On the surpassing national-security issues of the day — confronting the threat from radical Islam and winning the war in Iraq — no one is more stalwart. Even McCain’s fiercest critics, such as conservative radio host Hugh Hewitt, will say so. “The world’s bad guys,” Hewitt writes, “would never for a moment think he would blink in any showdown, or hesitate to strike back at any enemy with the audacity to try again to cripple the US through terror.”

True enough, McCain was never an agenda-driven movement conservative. But he “entered public life as a foot soldier in the Reagan Revolution,” as he puts it, and on the whole his record has been that of a robust and committed conservative. He is a spending hawk and an enemy of pork and earmarks. He has never voted to increase taxes, and wants the Bush tax cuts made permanent for the best of reasons: “They worked.” He is a staunch free-trader and a champion of school choice. He is unabashedly prolife and pro-Second Amendment. He opposes same-sex marriage. He wants entitlements reined in and personal retirement accounts expanded.

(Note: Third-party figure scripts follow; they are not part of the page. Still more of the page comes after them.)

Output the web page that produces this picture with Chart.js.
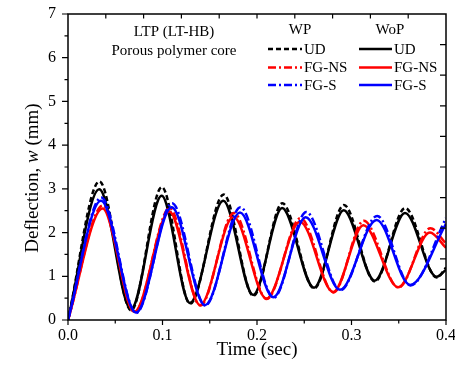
<!DOCTYPE html>
<html><head><meta charset="utf-8">
<script src="https://cdn.jsdelivr.net/npm/chart.js@4.4.1/dist/chart.umd.min.js"></script>
<style>html,body{margin:0;padding:0;background:#fff}#wrap{width:455px;height:369px;position:relative}</style>
</head><body><div id="wrap"><canvas id="c" width="455" height="369"></canvas></div>
<script>
// ---- data: [time (sec), deflection w (mm)] ----
const xTickLabels = ['0.0','0.1','0.2','0.3','0.4'];
const yTickLabels = ['0','1','2','3','4','5','6','7'];
const groupNames = ['WP','WoP'];
const seriesNames = ['UD','FG-NS','FG-S'];

const udWP  = [[0,0],[0.0333,3.17],[0.0668,0.22],[0.0993,3.04],[0.1292,0.37],[0.1647,2.87],[0.1962,0.55],[0.2268,2.67],[0.2605,0.72],[0.2920,2.63],[0.3247,0.88],[0.3568,2.56],[0.3902,0.97],[0.4,1.20]];
const udWoP = [[0,0],[0.0331,2.99],[0.0667,0.25],[0.0991,2.84],[0.1290,0.39],[0.1644,2.73],[0.1960,0.57],[0.2265,2.56],[0.2603,0.74],[0.2918,2.51],[0.3245,0.90],[0.3566,2.45],[0.3900,0.99],[0.4,1.15]];
const nsWP  = [[0,0],[0.0370,2.62],[0.0705,0.18],[0.1075,2.56],[0.1400,0.33],[0.1755,2.45],[0.2103,0.48],[0.2460,2.33],[0.2810,0.63],[0.3130,2.27],[0.3498,0.74],[0.3835,2.10],[0.4,1.75]];
const nsWoP = [[0,0],[0.0367,2.55],[0.0702,0.19],[0.1072,2.48],[0.1397,0.34],[0.1750,2.36],[0.2100,0.49],[0.2455,2.25],[0.2807,0.64],[0.3125,2.17],[0.3495,0.75],[0.3830,2.00],[0.4,1.65]];
const sWP   = [[0,0],[0.0352,2.80],[0.0722,0.16],[0.1102,2.67],[0.1453,0.33],[0.1825,2.58],[0.2177,0.51],[0.2522,2.47],[0.2882,0.68],[0.3272,2.38],[0.3625,0.79],[0.4,2.33]];
const sWoP  = [[0,0],[0.0349,2.73],[0.0720,0.17],[0.1097,2.58],[0.1450,0.34],[0.1820,2.46],[0.2173,0.52],[0.2515,2.35],[0.2878,0.69],[0.3266,2.29],[0.3620,0.80],[0.4,2.20]];

const FONT = '"Liberation Serif", "Times New Roman", serif';
const DASH_UD = [5,3];
const DASH_DD = [8,3,2,3];
const COLORS = ['#000000','#ff0000','#0000ff'];

const toXY = a => a.map(p => ({x:p[0], y:p[1]}));
function ds(label, arr, color, dash, order){
  return {label, data: toXY(arr), borderColor: color, borderWidth: 2.5, borderDash: dash,
    pointRadius: 0, fill: false, cubicInterpolationMode: 'monotone', order};
}

const overlay = {
  id: 'overlay',
  afterDraw(chart){
    const {ctx, chartArea:a, scales:{x, y}} = chart;
    ctx.save();
    ctx.strokeStyle = '#000'; ctx.fillStyle = '#000';
    ctx.lineWidth = 1.5; ctx.setLineDash([]);
    ctx.strokeRect(a.left, a.top, a.right - a.left, a.bottom - a.top);
    ctx.lineWidth = 1.2;
    ctx.beginPath();
    // left ticks (outward), major integers, minor halves
    for (let i = 0; i <= 14; i++){
      const py = y.getPixelForValue(i*0.5);
      const len = i % 2 === 0 ? 6 : 3.5;
      ctx.moveTo(a.left, py); ctx.lineTo(a.left - len, py);
    }
    // bottom ticks (outward) every 0.05
    for (let i = 0; i <= 8; i++){
      const px = x.getPixelForValue(i*0.05);
      const len = i % 2 === 0 ? 5 : 3.5;
      ctx.moveTo(px, a.bottom); ctx.lineTo(px, a.bottom + len);
    }
    // top ticks (inward) every 0.04
    for (let i = 1; i < 10; i++){
      const px = x.getPixelForValue(i*0.04);
      ctx.moveTo(px, a.top); ctx.lineTo(px, a.top + 4.5);
    }
    // right ticks (inward) every 0.7
    for (let i = 1; i < 10; i++){
      const py = y.getPixelForValue(i*0.7);
      ctx.moveTo(a.right, py); ctx.lineTo(a.right - 6, py);
    }
    ctx.stroke();

    // axis titles
    ctx.textBaseline = 'middle';
    ctx.font = '19px ' + FONT;
    ctx.textAlign = 'center';
    ctx.fillText('Time (sec)', (a.left + a.right)/2, 350);
    ctx.save();
    ctx.translate(33, 178);
    ctx.rotate(-Math.PI/2);
    const p1 = 'Deflection, ', p2 = 'w', p3 = ' (mm)';
    ctx.font = '19px ' + FONT; const w1 = ctx.measureText(p1).width, w3 = ctx.measureText(p3).width;
    ctx.font = 'italic 19px ' + FONT; const w2 = ctx.measureText(p2).width;
    let sx = -(w1 + w2 + w3)/2;
    ctx.textAlign = 'left';
    ctx.font = '19px ' + FONT; ctx.fillText(p1, sx, 0); sx += w1;
    ctx.font = 'italic 19px ' + FONT; ctx.fillText(p2, sx, 0); sx += w2;
    ctx.font = '19px ' + FONT; ctx.fillText(p3, sx, 0);
    ctx.restore();

    // annotation
    ctx.font = '15px ' + FONT; ctx.textAlign = 'center';
    ctx.fillText('LTP (LT-HB)', 174, 32);
    ctx.fillText('Porous polymer core', 174, 51);
    ctx.fillText(groupNames[0], 300, 30);
    ctx.fillText(groupNames[1], 390, 30);

    // legend
    const rows = [49, 67.5, 85];
    const dashes = [DASH_UD, DASH_DD, DASH_DD];
    ctx.textAlign = 'left';
    for (let r = 0; r < 3; r++){
      ctx.strokeStyle = COLORS[r]; ctx.lineWidth = 2.5;
      ctx.setLineDash(dashes[r]);
      ctx.beginPath(); ctx.moveTo(268, rows[r]); ctx.lineTo(302, rows[r]); ctx.stroke();
      ctx.setLineDash([]);
      ctx.beginPath(); ctx.moveTo(359, rows[r]); ctx.lineTo(392, rows[r]); ctx.stroke();
      ctx.fillStyle = '#000';
      ctx.fillText(seriesNames[r], 304, rows[r] + 1);
      ctx.fillText(seriesNames[r], 394, rows[r] + 1);
    }
    ctx.restore();
  }
};

new Chart(document.getElementById('c'), {
  type: 'line',
  data: {
    datasets: [
      ds('FG-S WP',  sWP,   COLORS[2], DASH_DD, 1),
      ds('FG-S WoP', sWoP,  COLORS[2], [],      2),
      ds('FG-NS WP', nsWP,  COLORS[1], DASH_DD, 3),
      ds('FG-NS WoP',nsWoP, COLORS[1], [],      4),
      ds('UD WP',    udWP,  COLORS[0], DASH_UD, 5),
      ds('UD WoP',   udWoP, COLORS[0], [],      6)
    ]
  },
  options: {
    responsive: false, animation: false, devicePixelRatio: 1, events: [],
    layout: {padding: {top: 14, right: 9, left: 0, bottom: 0}},
    plugins: {legend: {display: false}, tooltip: {enabled: false}, title: {display: false}},
    scales: {
      x: {
        type: 'linear', min: 0, max: 0.4,
        grid: {display: false, drawTicks: false, tickLength: 0},
        border: {display: false},
        ticks: {stepSize: 0.1, padding: 6, color: '#000', font: {family: FONT, size: 16},
          maxRotation: 0, autoSkip: false,
          callback: (v) => xTickLabels[Math.round(v*10)] ?? ''},
        afterFit: (s) => { s.height = 49; s.paddingRight = 0; s.paddingLeft = 0; }
      },
      y: {
        type: 'linear', min: 0, max: 7,
        grid: {display: false, drawTicks: false, tickLength: 0},
        border: {display: false},
        ticks: {stepSize: 1, padding: 12, color: '#000', font: {family: FONT, size: 16},
          callback: (v) => yTickLabels[Math.round(v)] ?? ''},
        afterFit: (s) => { s.width = 68; s.paddingTop = 0; s.paddingBottom = 0; }
      }
    }
  },
  plugins: [overlay]
});
</script></body></html>
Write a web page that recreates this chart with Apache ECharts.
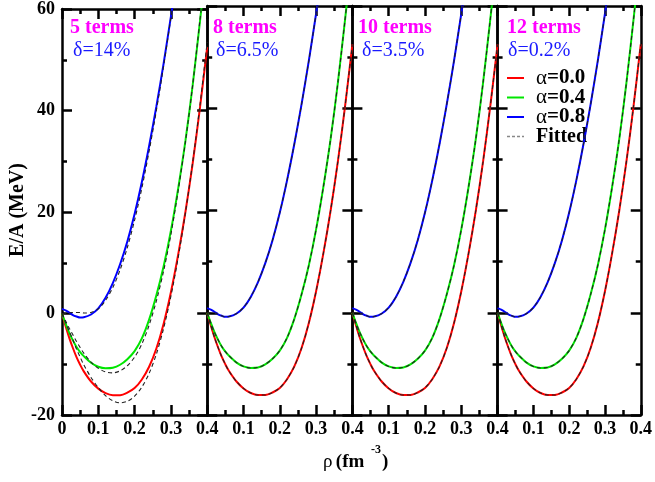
<!DOCTYPE html>
<html>
<head>
<meta charset="utf-8">
<script src="https://cdn.jsdelivr.net/npm/echarts@6/dist/echarts.min.js"></script>
<style>html,body{margin:0;padding:0;background:#fff}#c{width:655px;height:482px}</style>
</head>
<body>
<div id="c"></div>
<script>
// density grid (fm^-3)
const rho = [0,0.01,0.02,0.03,0.04,0.05,0.06,0.08,0.10,0.12,0.14,0.16,0.18,0.20,0.22,0.24,0.26,0.28,0.30,0.32,0.34,0.36,0.38,0.40];
// exact E/A (MeV)
const red   = [0,-2.5,-4.8,-6.8,-8.6,-10.1,-11.4,-13.4,-14.8,-15.7,-16.1,-16.1,-15.6,-14.7,-13.0,-10.5,-6.9,-2.0,4.2,11.6,20.0,29.6,40.5,52.5];
const green = [0,-2.0,-3.8,-5.3,-6.6,-7.6,-8.4,-9.7,-10.5,-10.8,-10.7,-10.1,-9.0,-7.4,-4.9,-1.2,3.6,9.3,16.3,24.6,34.0,45.0,57.5,70.5];
const blue  = [0.9,0.6,0.2,-0.3,-0.6,-0.8,-0.75,-0.2,1.0,3.1,6.0,9.7,14.2,19.6,25.9,33.0,40.8,49.3,58.5,68.0,78.0,89.0,100.5,112.5];
// fitted, 5 terms
const fitRed5   = [0,-1.8,-3.5,-5.2,-7.0,-8.6,-10.1,-12.6,-14.6,-16.2,-17.2,-17.6,-17.3,-16.3,-14.5,-11.8,-8.0,-2.9,3.4,11.0,19.8,29.8,41.0,53.5];
const fitGreen5 = [0,-1.5,-2.9,-4.2,-5.5,-6.7,-7.8,-9.6,-10.8,-11.5,-11.7,-11.3,-10.3,-8.6,-6.0,-2.3,2.5,8.4,15.6,24.2,33.8,45.0,57.8,71.0];
const fitBlue5  = [0,0,0.1,0.2,0.2,0.2,0.1,0.2,0.9,2.6,5.1,8.6,13.0,18.4,24.7,32.0,40.0,48.8,58.3,68.0,78.0,89.0,100.5,112.5];
// fitted, 8/10/12 terms
const fitRedN   = [0,-2.5,-4.8,-6.8,-8.6,-10.1,-11.4,-13.4,-14.8,-15.7,-16.1,-16.1,-15.6,-14.7,-13.0,-10.5,-6.9,-2.0,4.2,11.6,20.0,29.6,40.5,52.5];
const fitGreenN = [0,-2.0,-3.8,-5.3,-6.6,-7.6,-8.4,-9.7,-10.5,-10.8,-10.7,-10.1,-9.0,-7.4,-4.9,-1.2,3.6,9.3,16.3,24.6,34.0,45.0,57.5,70.5];
const fitBlueN  = [0,0,0,-0.3,-0.6,-0.8,-0.75,-0.2,1.0,3.1,6.0,9.7,14.2,19.6,25.9,33.0,40.8,49.3,58.5,68.0,78.0,89.0,100.5,112.5];

const termLabels  = ['5 terms','8 terms','10 terms','12 terms'];
const deltaLabels = ['δ=14%','δ=6.5%','δ=3.5%','δ=0.2%'];
const legendLabels = ['0.0','0.4','0.8'];
const xTicks = [0,0.1,0.2,0.3,0.4];
const yTicks = [-20,0,20,40,60];

const fitSets = [[fitRed5,fitGreen5,fitBlue5],[fitRedN,fitGreenN,fitBlueN],[fitRedN,fitGreenN,fitBlueN],[fitRedN,fitGreenN,fitBlueN]];
const exact = [red, green, blue];
const colors = ['#ff0000','#00e600','#0000ff'];

const FF = 'Liberation Serif';
const lefts = [62, 207.2, 352.4, 497.6];
const W = 145.2, TOP = 6, H = 409;

const pair = arr => rho.map((r,k)=>[r, arr[k]]);

const grid=[], xAxis=[], yAxis=[], series=[], graphic=[];
const axLine = {show:true, onZero:false, lineStyle:{color:'#000', width:2.5}};
const tick = {show:true, inside:true, length:10, lineStyle:{color:'#000', width:2.5}};
const minor = {show:true, splitNumber:2, length:5, lineStyle:{color:'#000', width:2.5}};
for (let i=0;i<4;i++){
  grid.push({left:lefts[i], top:TOP, width:W, height:H});
  ['bottom','top'].forEach(pos=>{
    xAxis.push({type:'value', gridIndex:i, position:pos, min:xTicks[0], max:xTicks[xTicks.length-1], interval:0.1,
      axisLine:axLine, axisTick:tick, minorTick:minor, splitLine:{show:false},
      axisLabel:{show:pos==='bottom', margin:5, fontFamily:FF, fontWeight:'bold', fontSize:18, color:'#000',
        formatter:v=>{ if (Math.abs(v)<1e-9) return i===0?'0':''; return (+v).toFixed(1);} }});
  });
  ['left','right'].forEach(pos=>{
    yAxis.push({type:'value', gridIndex:i, position:pos, min:yTicks[0], max:yTicks[yTicks.length-1], interval:20,
      axisLine:axLine, axisTick:tick, minorTick:minor, splitLine:{show:false},
      axisLabel:{show:(i===0 && pos==='left'), margin:7, fontFamily:FF, fontWeight:'bold', fontSize:18, color:'#000'}});
  });
  exact.forEach((arr,c)=>{
    series.push({type:'line', xAxisIndex:2*i, yAxisIndex:2*i, data:pair(arr), showSymbol:false, smooth:0.3,
      lineStyle:{color:colors[c], width:2}, clip:true, silent:true});
  });
  fitSets[i].forEach(arr=>{
    series.push({type:'line', xAxisIndex:2*i, yAxisIndex:2*i, data:pair(arr), showSymbol:false, smooth:0.3,
      lineStyle:{color:'#222', width:1.1, type:[4,3]}, clip:true, silent:true, z:3});
  });
}

const termX = [70, 213, 358, 507];
const deltaX = [73, 216, 362, 508];
for (let i=0;i<4;i++){
  graphic.push({type:'text', x:termX[i], y:28, style:{text:termLabels[i], fill:'#ff00ff', fontFamily:FF, fontWeight:'bold', fontSize:20, verticalAlign:'middle', align:'left'}});
  graphic.push({type:'text', x:deltaX[i], y:51, style:{text:deltaLabels[i], fill:'#1a1aff', fontFamily:FF, fontSize:20, verticalAlign:'middle', align:'left'}});
}
// legend
const rowsY = [78, 97.5, 117, 136.5];
for (let k=0;k<3;k++){
  graphic.push({type:'line', shape:{x1:507, y1:rowsY[k], x2:524, y2:rowsY[k]}, style:{stroke:colors[k], lineWidth:2}});
  graphic.push({type:'text', x:536, y:rowsY[k], style:{text:'{a|α}{b|='+legendLabels[k]+'}', verticalAlign:'middle', align:'left',
    rich:{a:{fontFamily:FF, fontSize:21, fill:'#000', color:'#000'}, b:{fontFamily:FF, fontSize:21, fontWeight:'bold', fill:'#000', color:'#000'}}}});
}
graphic.push({type:'line', shape:{x1:507, y1:rowsY[3], x2:524, y2:rowsY[3]}, style:{stroke:'#888', lineWidth:1.5, lineDash:[3,2]}});
graphic.push({type:'text', x:536, y:rowsY[3], style:{text:'Fitted', fill:'#000', fontFamily:FF, fontWeight:'bold', fontSize:20, verticalAlign:'middle', align:'left'}});
// axis titles
graphic.push({type:'text', x:18, y:210, rotation:Math.PI/2, style:{text:'E/A (MeV)', fill:'#000', fontFamily:FF, fontWeight:'bold', fontSize:20, verticalAlign:'middle', align:'center'}});
graphic.push({type:'text', x:323, y:462, style:{text:'{a|ρ} {b|(fm}', verticalAlign:'middle', align:'left',
  rich:{a:{fontFamily:FF, fontSize:19, fill:'#000', color:'#000'}, b:{fontFamily:FF, fontSize:19, fontWeight:'bold', fill:'#000', color:'#000'}}}});
graphic.push({type:'text', x:371, y:450, style:{text:'-3', fill:'#000', fontFamily:FF, fontWeight:'bold', fontSize:12, verticalAlign:'middle', align:'left'}});
graphic.push({type:'text', x:382, y:462, style:{text:')', fill:'#000', fontFamily:FF, fontWeight:'bold', fontSize:19, verticalAlign:'middle', align:'left'}});

const chart = echarts.init(document.getElementById('c'), null, {renderer:'canvas'});
chart.setOption({animation:false, backgroundColor:'#fff', grid, xAxis, yAxis, series, graphic});
</script>
</body>
</html>
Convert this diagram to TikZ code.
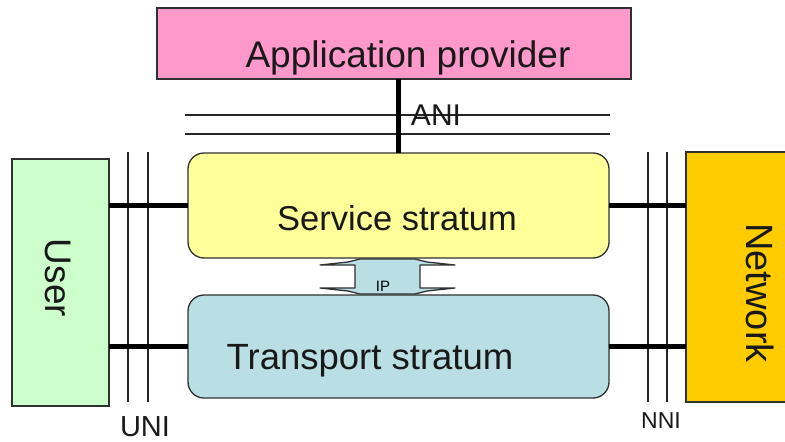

McCain’s conservatism has usually been more a matter of gut instinct than of a rigorous intellectual worldview, and he has certainly deviated from Republican orthodoxy on some serious issues. For all that, his ratings from conservative watchdog groups have always been high. “Even with all the blemishes,” notes National Review, a leading journal of the right (and a backer of Romney), “McCain has a more consistent conservative record than Giuliani or Romney. . . . This is an abiding strength of his candidacy.”

As a lifelong conservative, I wish McCain evinced a greater understanding that limited government is indispensable to individual liberty. I wish he were more skeptical of politically-correct environmentalism, and less inclined to expand top-down regulation. Yet there is no candidate in either party who so thoroughly embodies the conservatism of American honor and tradition as McCain, nor any with greater moral authority to invoke it. For all his transgressions and backsliding, McCain radiates integrity and steadfastness, and if his heterodox stands have at times been infuriating, they also attest to his resolve. Time and again he has taken an unpopular stand and stuck with it, putting his career on the line when it would have been easier to go along with the crowd.

A perfect conservative he isn’t. But he is courageous and steady, a man of character and high standards, a genuine hero. If “the House that Reagan Built” is to be true this year to its best and highest ideals, it could do a lot worse than unite behind John McCain.